可以把白旭初的这两篇写农民的小小说理解为作家也写了一种“农民式的执着”。《承诺》是老婆婆对亲情、家庭的执着渴望;《农民父亲》是老农民对土地的执着依恋。在中国农村走向改革、转型的城镇化过程中,这种肯定或否定交织的“二律背反现象”很有概括性。小小说敢于写出中国农村和农民这种“复杂交织”和“最后一个”形象,证明了常德小小说作家在农村题材的小小说创作中所能达到的立意的深度和广度。常德小小说作家在农村农民题材的作品立意上通过“小小说立意的未知结构”,不那么明确、明朗的小小说作品的立意指向,有意创造这种小小说立意的“多义结构”“空白结构”,把小小说阅读的审美评判权充分地交给读者,让读者根据自己的阅历、知识、认知来想像小小说立意的深层结构,这是小小说作家机智构思法,也是小小说文本的优势所在,还是小小说读者阅读的情趣所在。

伍中正的“小小说三题”集中写某类农民的个性和意识,他笔下农村题材的故事和农村人物的个性,是以往农村题材作品中较少出现过的,几个农村人物依托某个事件表现出了偏执的个性。作家除了极为真实地描写之外,还展现了一种很机智的小小说对人物个性丰富、微妙的审智、审美乃至审丑等不同的情感褒贬方式。

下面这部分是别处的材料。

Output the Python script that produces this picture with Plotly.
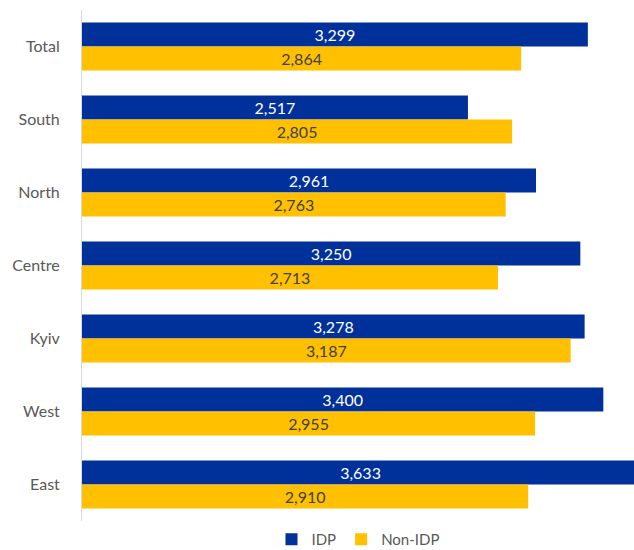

伍中正的农民“小小说三题”用小小说的构思方式,发现并抓住了“农民式执着”的性格元素,用不同的情节在不同的故事情境中写活了今天某类农民的真实形象,甚至我们可以把画梅、三桂等共同看作是“小小说中的陈奂生”,如果这种理解能够被接受,那么可以说伍中正写农民个性的小小说达到了难得的深度。特别是作家在写活画梅、唐水珠、三桂的性格元素和性格个性时,所表现出来的对人物个性分别采用审智、审美、审丑的不同的情感评价,创造了阅读小小说人物的未知结构,激活读者、并引导读者想像出、补充出作家暗示给我们的小小说立意,可以肯定这是小小说人物的机智写法。